By 1896, the New York Tribune was proclaiming that ketchup was the national condiment, a claim that still holds true today. But is all that ketchup consumption good for our health?


On the pro side, ketchup is a low-calorie, no-fat condiment that contains vitamins A and C. For instance, ketchup has just 15 calories per tablespoon, while an equal amount of mayonnaise contains 103 calories and 12 grams of fat. In addition, processed and cooked tomatoes have high levels of the antioxidant lycopene. Lycopene can help lower the risk of developing heart disease, according to a 2004 study released by the Harvard School of Public Health.


But before you reach for the ketchup bottle and pour out a generous helping, there are negative factors to consider. Ketchup contains both salt and sugar; to be precise, per tablespoon, ketchup contains four grams of sugar and 190 milligrams of sodium. Eight tablespoons of ketchup therefore will provide your sodium needs for the entire day.

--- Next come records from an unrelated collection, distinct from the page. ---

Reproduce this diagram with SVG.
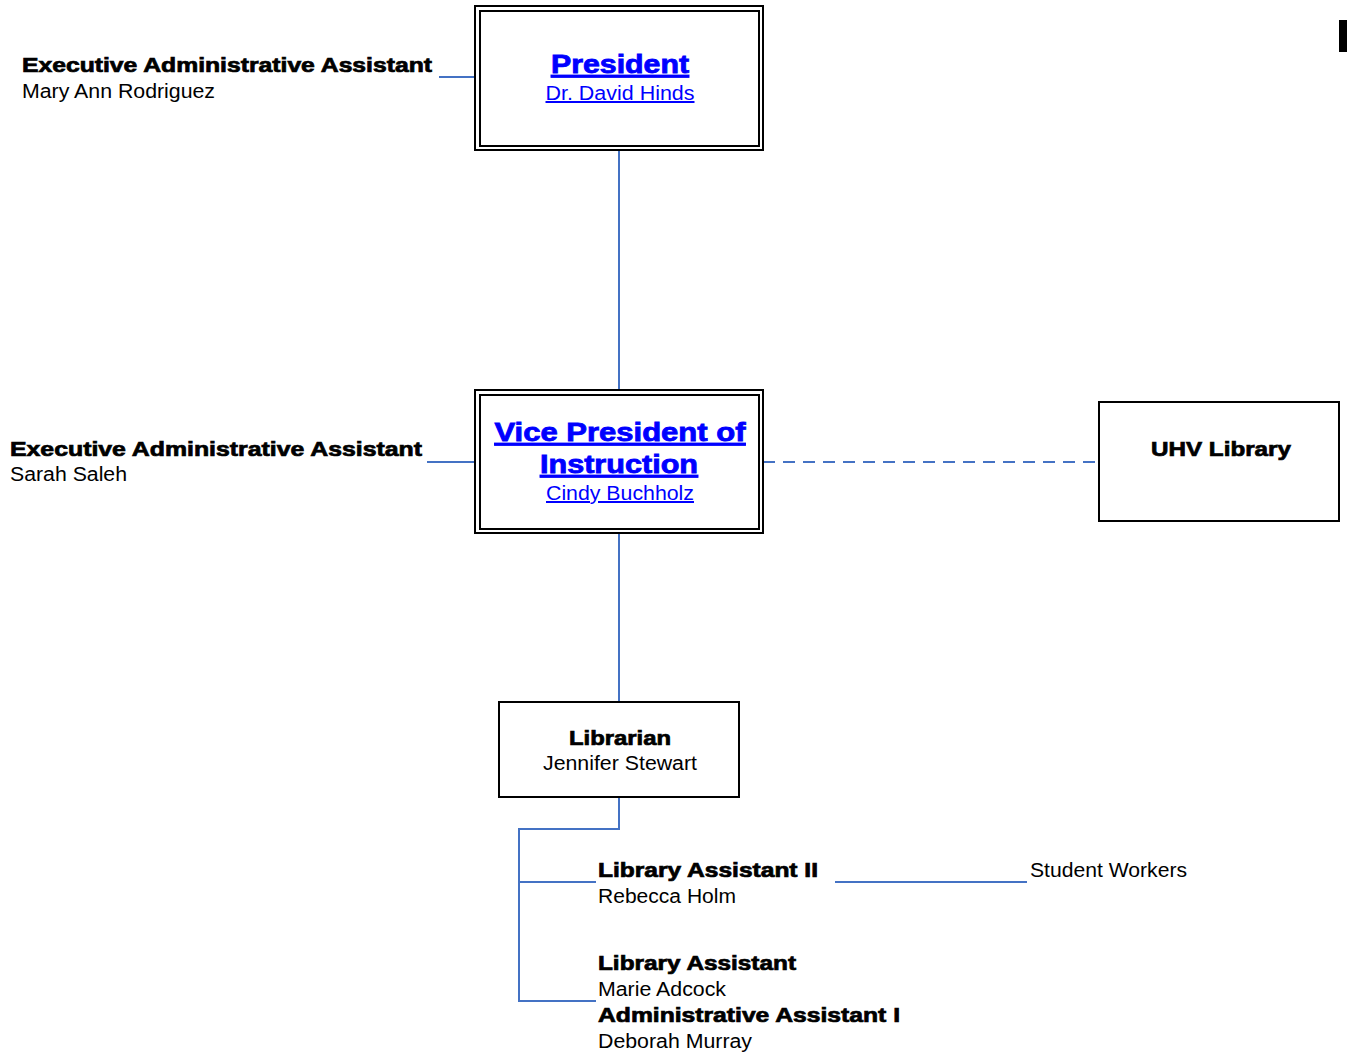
<svg xmlns="http://www.w3.org/2000/svg" width="1347" height="1053" viewBox="0 0 1347 1053">
<style>
.b{font-family:"Liberation Sans",Arial,sans-serif;font-weight:bold;font-size:20px;fill:#000;stroke:#000;stroke-width:0.7}
.r{font-family:"Liberation Sans",Arial,sans-serif;font-size:20px;fill:#000}
.lb{font-family:"Liberation Sans",Arial,sans-serif;font-weight:bold;font-size:25px;fill:#0000ff;stroke:#0000ff;stroke-width:0.8;text-decoration:underline}
.lr{font-family:"Liberation Sans",Arial,sans-serif;font-size:20px;fill:#0000ff;text-decoration:underline}
.box{fill:#fff;stroke:#000;stroke-width:2}
.c{fill:none;stroke:#4472c4;stroke-width:2}
.m{text-anchor:middle}
</style>
<rect width="1347" height="1053" fill="#fff"/>
<rect x="1339" y="20" width="8" height="32" fill="#000"/>
<g id="connectors">
<line class="c" x1="619" y1="150" x2="619" y2="390"/>
<line class="c" x1="619" y1="533" x2="619" y2="702"/>
<line class="c" x1="439" y1="77" x2="475" y2="77"/>
<line class="c" x1="427" y1="462" x2="475" y2="462"/>
<line class="c" x1="763" y1="462" x2="1099" y2="462" stroke-dasharray="12,8"/>
<polyline class="c" points="619,797 619,829 519,829 519,1001 596,1001"/>
<line class="c" x1="519" y1="882" x2="596" y2="882"/>
<line class="c" x1="835" y1="882" x2="1027" y2="882"/>
</g>
<g id="president">
<rect class="box" x="475" y="6" width="288" height="144"/>
<rect class="box" x="480" y="11" width="279" height="135"/>
<text class="lb m" x="620" y="73" textLength="138" lengthAdjust="spacingAndGlyphs">President</text>
<text class="lr m" x="620" y="100" textLength="149" lengthAdjust="spacingAndGlyphs">Dr. David Hinds</text>
</g>
<g id="exec1">
<text class="b" x="22" y="72" textLength="410" lengthAdjust="spacingAndGlyphs">Executive Administrative Assistant</text>
<text class="r" x="22" y="98" textLength="193" lengthAdjust="spacingAndGlyphs">Mary Ann Rodriguez</text>
</g>
<g id="vp">
<rect class="box" x="475" y="390" width="288" height="143"/>
<rect class="box" x="480" y="395" width="279" height="134"/>
<text class="lb m" x="620" y="441" textLength="251" lengthAdjust="spacingAndGlyphs">Vice President of</text>
<text class="lb m" x="619" y="473" textLength="158" lengthAdjust="spacingAndGlyphs">Instruction</text>
<text class="lr m" x="620" y="500" textLength="148" lengthAdjust="spacingAndGlyphs">Cindy Buchholz</text>
</g>
<g id="exec2">
<text class="b" x="10" y="456" textLength="412" lengthAdjust="spacingAndGlyphs">Executive Administrative Assistant</text>
<text class="r" x="10" y="481" textLength="117" lengthAdjust="spacingAndGlyphs">Sarah Saleh</text>
</g>
<g id="uhv">
<rect class="box" x="1099" y="402" width="240" height="119"/>
<text class="b m" x="1221" y="456" textLength="140" lengthAdjust="spacingAndGlyphs">UHV Library</text>
</g>
<g id="librarian">
<rect class="box" x="499" y="702" width="240" height="95"/>
<text class="b m" x="620" y="745" textLength="102" lengthAdjust="spacingAndGlyphs">Librarian</text>
<text class="r m" x="620" y="770" textLength="154" lengthAdjust="spacingAndGlyphs">Jennifer Stewart</text>
</g>
<g id="la2">
<text class="b" x="598" y="877" textLength="220" lengthAdjust="spacingAndGlyphs">Library Assistant II</text>
<text class="r" x="598" y="903" textLength="138" lengthAdjust="spacingAndGlyphs">Rebecca Holm</text>
</g>
<g id="students">
<text class="r" x="1030" y="877" textLength="157" lengthAdjust="spacingAndGlyphs">Student Workers</text>
</g>
<g id="la">
<text class="b" x="598" y="970" textLength="198" lengthAdjust="spacingAndGlyphs">Library Assistant</text>
<text class="r" x="598" y="996" textLength="128" lengthAdjust="spacingAndGlyphs">Marie Adcock</text>
<text class="b" x="598" y="1022" textLength="302" lengthAdjust="spacingAndGlyphs">Administrative Assistant I</text>
<text class="r" x="598" y="1048" textLength="154" lengthAdjust="spacingAndGlyphs">Deborah Murray</text>
</g>
</svg>
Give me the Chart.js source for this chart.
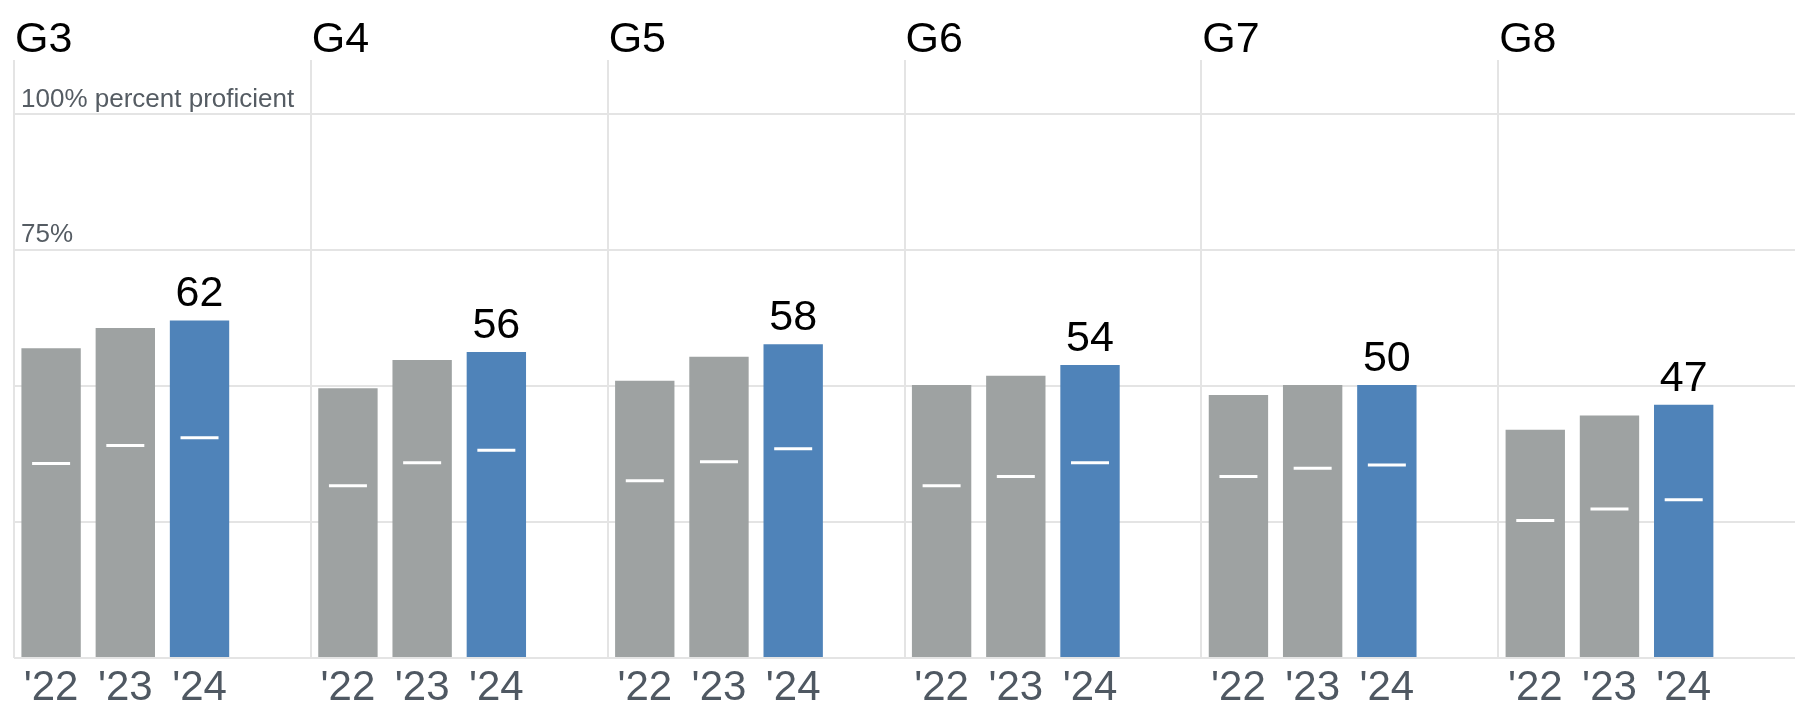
<!DOCTYPE html>
<html>
<head>
<meta charset="utf-8">
<script src="https://cdn.jsdelivr.net/npm/chart.js@4.4.1/dist/chart.umd.min.js"></script>
<style>
  html, body { margin: 0; padding: 0; background: #ffffff; }
  #wrap { width: 1795px; height: 708px; position: relative; }
</style>
</head>
<body>
<div id="wrap"><canvas id="gradesChart"></canvas></div>
<script>
// Panels and years
var grades = ["G3", "G4", "G5", "G6", "G7", "G8"];
var years = ["'22", "'23", "'24"];

// Percent proficient per grade (bar heights)
var proficient22 = [57.0, 49.6, 51.0, 50.2, 48.4, 42.0];
var proficient23 = [60.7, 54.8, 55.4, 51.9, 50.2, 44.6];
var proficient24 = [62.1, 56.3, 57.7, 53.9, 50.2, 46.6];

// White tick marks inside the bars
var marker22 = [35.8, 31.7, 32.6, 31.7, 33.4, 25.3];
var marker23 = [39.1, 35.9, 36.1, 33.4, 34.9, 27.4];
var marker24 = [40.5, 38.2, 38.5, 35.9, 35.5, 29.1];

// y axis ticks
var yTicks = [0, 25, 50, 75, 100];

var GRAY = "#9ea2a2";
var BLUE = "#4f83b9";
var GRID = "#e4e4e4";

// Each grade gets 4 slots: '22, '23, '24 and an empty gap
var labels = [];
var barValues = [];
var markerValues = [];
var barColors = [];
for (let g = 0; g < grades.length; g++) {
  var bars = [proficient22[g], proficient23[g], proficient24[g]];
  var marks = [marker22[g], marker23[g], marker24[g]];
  for (let j = 0; j < 3; j++) {
    labels.push(years[j]);
    barValues.push(bars[j]);
    markerValues.push(marks[j]);
    barColors.push(j === 2 ? BLUE : GRAY);
  }
  labels.push("");
  barValues.push(null);
  markerValues.push(null);
  barColors.push(GRAY);
}

// Grade titles above each panel
const panelTitles = {
  id: "panelTitles",
  afterDraw(chart) {
    const ctx = chart.ctx;
    const x = chart.scales.x;
    const half = (x.getPixelForValue(1) - x.getPixelForValue(0)) / 2;
    ctx.save();
    ctx.font = "43px 'Liberation Sans', Arial, sans-serif";
    ctx.fillStyle = "#000000";
    ctx.textAlign = "left";
    ctx.textBaseline = "alphabetic";
    grades.forEach(function (g, i) {
      ctx.fillText(g, x.getPixelForValue(i * 4) - half + 1, 52);
    });
    ctx.restore();
  },
};

// Value labels on the '24 bars
const valueLabels = {
  id: "valueLabels",
  afterDatasetsDraw(chart) {
    const ctx = chart.ctx;
    const meta = chart.getDatasetMeta(1);
    ctx.save();
    ctx.font = "43px 'Liberation Sans', Arial, sans-serif";
    ctx.fillStyle = "#000000";
    ctx.textAlign = "center";
    ctx.textBaseline = "alphabetic";
    meta.data.forEach(function (bar, i) {
      if (i % 4 !== 2) return;
      ctx.fillText(Math.round(barValues[i]), bar.x, bar.y - 14);
    });
    ctx.restore();
  },
};

new Chart(document.getElementById("gradesChart").getContext("2d"), {
  type: "bar",
  data: {
    labels: labels,
    datasets: [
      {
        type: "line",
        label: "marker",
        data: markerValues,
        showLine: false,
        pointStyle: "line",
        pointRadius: 19,
        pointHoverRadius: 19,
        pointBorderWidth: 3,
        borderColor: "#ffffff",
        backgroundColor: "#ffffff",
        order: 1,
      },
      {
        label: "percent proficient",
        data: barValues,
        backgroundColor: barColors,
        barPercentage: 0.8,
        categoryPercentage: 1.0,
        order: 2,
      },
    ],
  },
  options: {
    responsive: true,
    maintainAspectRatio: false,
    animation: false,
    layout: { autoPadding: false, padding: { top: 60, left: 0, right: 0, bottom: -10 } },
    plugins: {
      legend: { display: false },
      tooltip: { enabled: false },
    },
    scales: {
      x: {
        border: { display: false },
        grid: {
          drawTicks: false,
          lineWidth: 2,
          color: function (ctx) {
            return ctx.index !== undefined && ctx.index % 4 === 0 ? GRID : "rgba(0,0,0,0)";
          },
        },
        ticks: {
          autoSkip: false,
          maxRotation: 0,
          padding: 9,
          color: "#4f5862",
          font: { family: "'Liberation Sans', Arial, sans-serif", size: 42, lineHeight: 1.0 },
        },
      },
      y: {
        min: 0,
        max: 110,
        border: { display: false },
        afterBuildTicks: function (scale) {
          scale.ticks = yTicks.map(function (v) { return { value: v }; });
        },
        grid: { drawTicks: false, lineWidth: 2, color: GRID },
        ticks: {
          mirror: true,
          padding: 7,
          labelOffset: -15,
          color: "#555c63",
          font: { family: "'Liberation Sans', Arial, sans-serif", size: 26 },
          callback: function (value) {
            if (value === 100) return "100% percent proficient";
            if (value === 75) return "75%";
            return "";
          },
        },
      },
    },
  },
  plugins: [panelTitles, valueLabels],
});
</script>
</body>
</html>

Although ketchup was traditionally made from just tomatoes, vinegar, salt, pepper, and spices, in today’s more complicated world food companies will often add other ingredients, such as high-fructose corn syrup. Therefore, if you want a healthier alternative, you might want to check out some of the organic brands like (Heaven & Earth Tomato Ketchup). Or, of course, you could turn back the clock and make ketchup yourself.